I really don't know how to evaluate the MA Senate race. If you're interested in predictions, you can go check 538. Some recent polls have Martha Coakley ahead, some have Scott Brown ahead.
Right now I'm emailing and facebook-walling to make sure all my MA Democratic friends know that the special election is January 19 and there's serious risk of a Republican winning Ted Kennedy's seat. Special elections generally involve very low turnout, which (1) makes the results unpredictable, (2) means that one vote has an unusually large impact on the outcome, and (3) means that the number of eventual nonvoters who could've been talked into voting is much larger.
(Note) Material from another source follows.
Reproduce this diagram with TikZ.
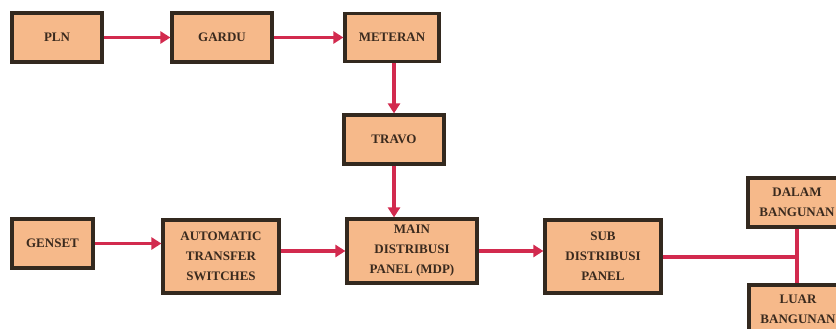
\documentclass[tikz,border=0pt]{standalone}
\usepackage{fontspec}
\setmainfont{Liberation Serif}
\usetikzlibrary{arrows.meta}
\definecolor{boxfill}{HTML}{F6B98A}
\definecolor{boxline}{HTML}{33291F}
\definecolor{arrcol}{HTML}{D22A4E}
\definecolor{txtcol}{HTML}{3A2A1E}
\tikzset{
  blk/.style={draw=boxline, fill=boxfill, line width=3.2pt, inner sep=0pt,
    align=center, text=txtcol, font=\bfseries\fontsize{13}{20}\selectfont},
  arr/.style={draw=arrcol, line width=3.4pt, -{Triangle[length=10pt,width=12pt]}},
  ln/.style={draw=arrcol, line width=3.4pt}
}
\begin{document}
\begin{tikzpicture}[x=1pt,y=-1pt]
\useasboundingbox (0,0) rectangle (836,329);
\clip (0,0) rectangle (836,329);
\node[blk, minimum width=90pt, minimum height=49pt] (pln) at (57,37.5) {PLN};
\node[blk, minimum width=100pt, minimum height=49pt] (gardu) at (222,37.5) {GARDU};
\node[blk, minimum width=94pt, minimum height=48pt] (meteran) at (392,37.5) {METERAN};
\node[blk, minimum width=100pt, minimum height=49pt] (travo) at (394,139.5) {TRAVO};
\node[blk, minimum width=81pt, minimum height=49pt] (genset) at (52.5,243.5) {GENSET};
\node[blk, minimum width=116pt, minimum height=73pt] (ats) at (221,256.5) {AUTOMATIC\\TRANSFER\\SWITCHES};
\node[blk, minimum width=130pt, minimum height=64pt] (mdp) at (412,251) {MAIN\\DISTRIBUSI\\PANEL (MDP)};
\node[blk, minimum width=116pt, minimum height=73pt] (sub) at (603,256.5) {SUB\\DISTRIBUSI\\PANEL};
\node[blk, minimum width=98pt, minimum height=49pt] (dalam) at (797,202.5) {DALAM\\BANGUNAN};
\node[blk, minimum width=98pt, minimum height=49pt] (luar) at (798,309.5) {LUAR\\BANGUNAN};
\coordinate (junc) at (797,257);
\draw[arr] (pln) -- (gardu);
\draw[arr] (gardu) -- (meteran);
\draw[arr] (meteran.south -| travo.north) -- (travo.north);
\draw[arr] (travo.south) -- (travo.south |- mdp.north);
\draw[arr] (genset.east) -- (genset.east -| ats.west);
\draw[arr] (ats.east |- mdp.west) -- (mdp.west);
\draw[arr] (mdp.east) -- (mdp.east -| sub.west);
\draw[ln] (sub.east |- junc) -- (junc);
\draw[ln] (dalam.south -| junc) -- (luar.north -| junc);
\end{tikzpicture}
\end{document}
Under these conditions, an individual's vote and get-out-the-vote activism will have an unusually large effect.
I imagine that Massachusetts folks reading this blog are politically active enough that nothing is going to keep them away from the polls -- many of you are probably making sure that your people turn out to vote on the 19th. But out-of-state folks can have a big impact as well, just by making their less active MA lefty friends aware of what's happening and its significance. There are major negative consequences for health care reform, climate change, financial regulation, and basically everything we might want to do in the next year if Martha Coakley loses. With the advantages of incumbency and weak economic conditions, we can't be certain of winning in November and averting 6 years of Scott Brown causing trouble from a seat that should be a reliable Democratic vote. Don't let this happen.
2 comments:
More like 3 years:
The 2010 United States Senate special election in Massachusetts will take place on January 19, 2010. It will be a special election to fill the Massachusetts Class I Senate seat for the remainder of the term ending January 3, 2013.
From here
Ah, good point, thanks. I think that actually makes things worse, because we don't get a standard general election, which would be a good time to defeat Brown, for another 3 years.